Cautious Optimizers: Improving Training with One Line of Code
This work addresses the need for faster and more stable optimizers in deep learning training, particularly for transformer models, offering a simple and effective solution with broad applicability.
The authors tackled the problem of improving training speed and stability for momentum-based optimizers like AdamW by proposing a single-line modification, which they call cautious optimizers, achieving up to 1.47 times speed-up in pretraining tasks like Llama and MAE and better results in LLM post-training tasks.

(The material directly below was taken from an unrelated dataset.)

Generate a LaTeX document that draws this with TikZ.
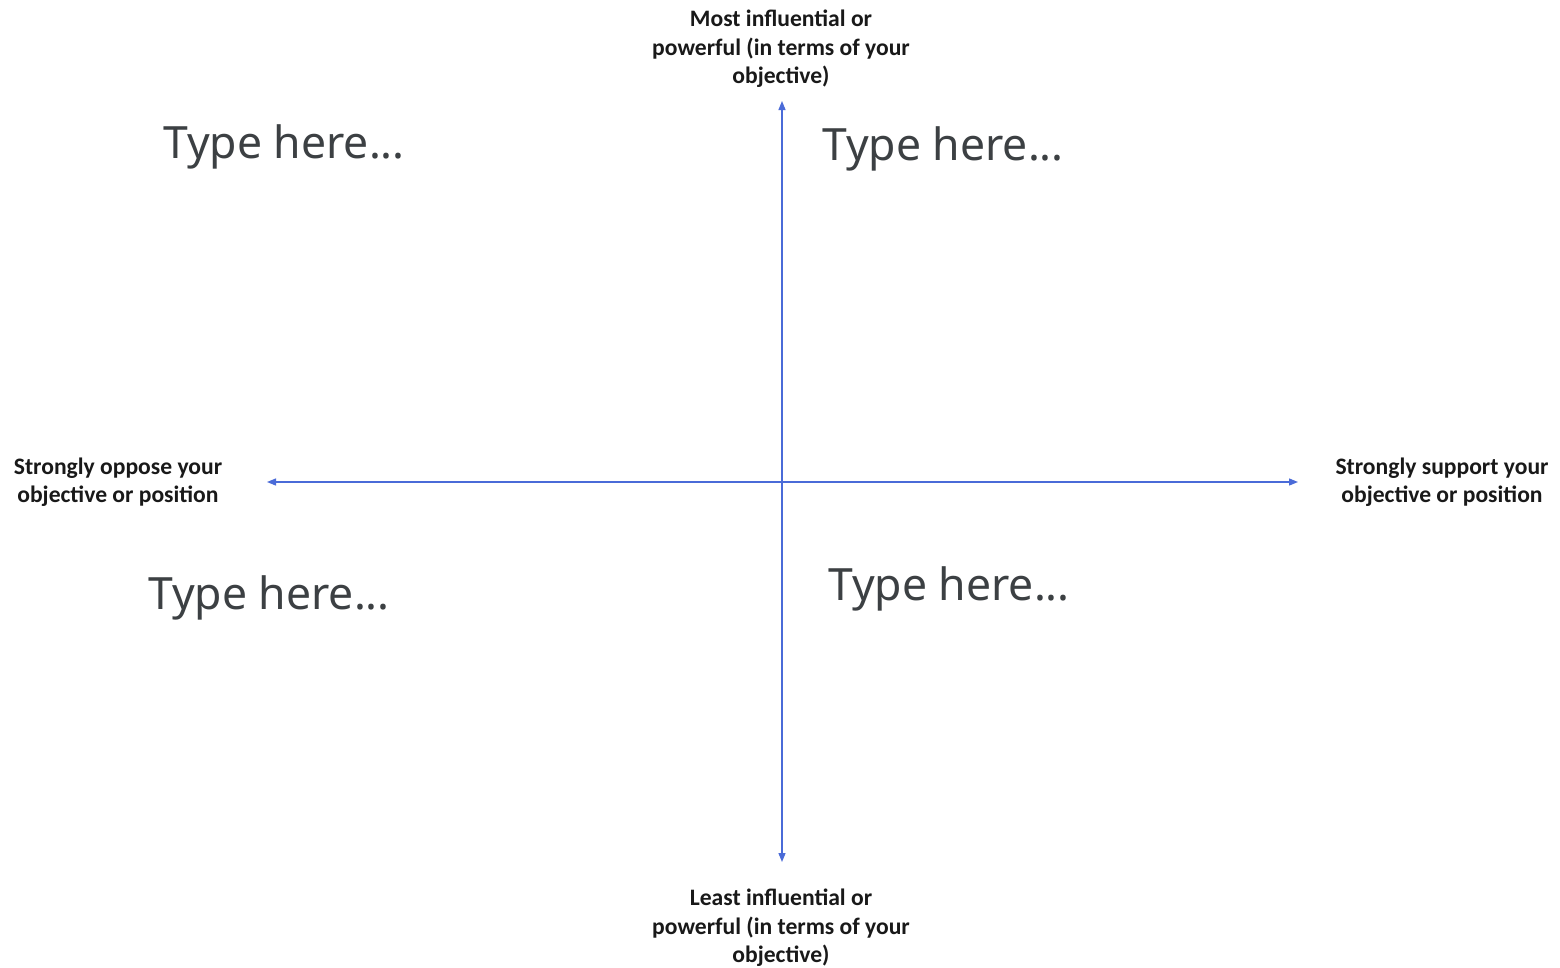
\documentclass[tikz,border=0pt]{standalone}
\usepackage{fontspec}
\setmainfont{Carlito}
\newfontfamily\typefont{Noto Sans}
\usetikzlibrary{arrows.meta}
\definecolor{axisblue}{HTML}{4A6BD8}
\definecolor{typegray}{HTML}{3C4043}
\tikzset{
  axis/.style={draw=axisblue, line width=1.3pt, {Triangle[length=9pt,width=7pt]}-{Triangle[length=9pt,width=7pt]}},
  axlabel/.style={font=\fontsize{23.6}{28.5}\selectfont\bfseries, align=center, inner sep=0pt, text=black!90},
  typetext/.style={font=\typefont\fontsize{44.5}{50}\selectfont, text=typegray, inner sep=0pt, anchor=base west},
}
\begin{document}
\begin{tikzpicture}[x=1pt,y=-1pt]
\path[fill=white] (0,0) rectangle (1560,967);
\coordinate (top) at (782,101);
\coordinate (bot) at (782,862);
\coordinate (lft) at (267,482);
\coordinate (rgt) at (1298,482);
\draw[axis] (bot) -- (top);
\draw[axis] (lft) -- (rgt);
\node[axlabel] (ltop) at (781,49) {Most influential or\\powerful (in terms of your\\objective)};
\node[axlabel] (lbot) at (781,928) {Least influential or\\powerful (in terms of your\\objective)};
\node[axlabel] (lleft) at (118,482) {Strongly oppose your\\objective or position};
\node[axlabel] (lright) at (1442,482) {Strongly support your\\objective or position};
\node[typetext] (tl) at (163,158) {Type here...};
\node[typetext] (tr) at (822,160) {Type here...};
\node[typetext] (bl) at (148,609) {Type here...};
\node[typetext] (br) at (828,600) {Type here...};
\end{tikzpicture}
\end{document}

AdamW has been the default optimizer for transformer pretraining. For many years, our community searched for faster and more stable optimizers with only constrained positive outcomes. In this work, we propose a single-line modification in Pytorch to any momentum-based optimizer, which we rename cautious optimizer, e.g. C-AdamW and C-Lion. Our theoretical result shows that this modification preserves Adam's Hamiltonian function and it does not break the convergence guarantee under the Lyapunov analysis. In addition, a whole new family of optimizers is revealed by our theoretical insight. Among them, we pick the simplest one for empirical experiments, showing not only speed-up on Llama and MAE pretraining up to $1.47$ times, but also better results in LLM post-training tasks. Code is available at https://github.com/kyleliang919/C-Optim.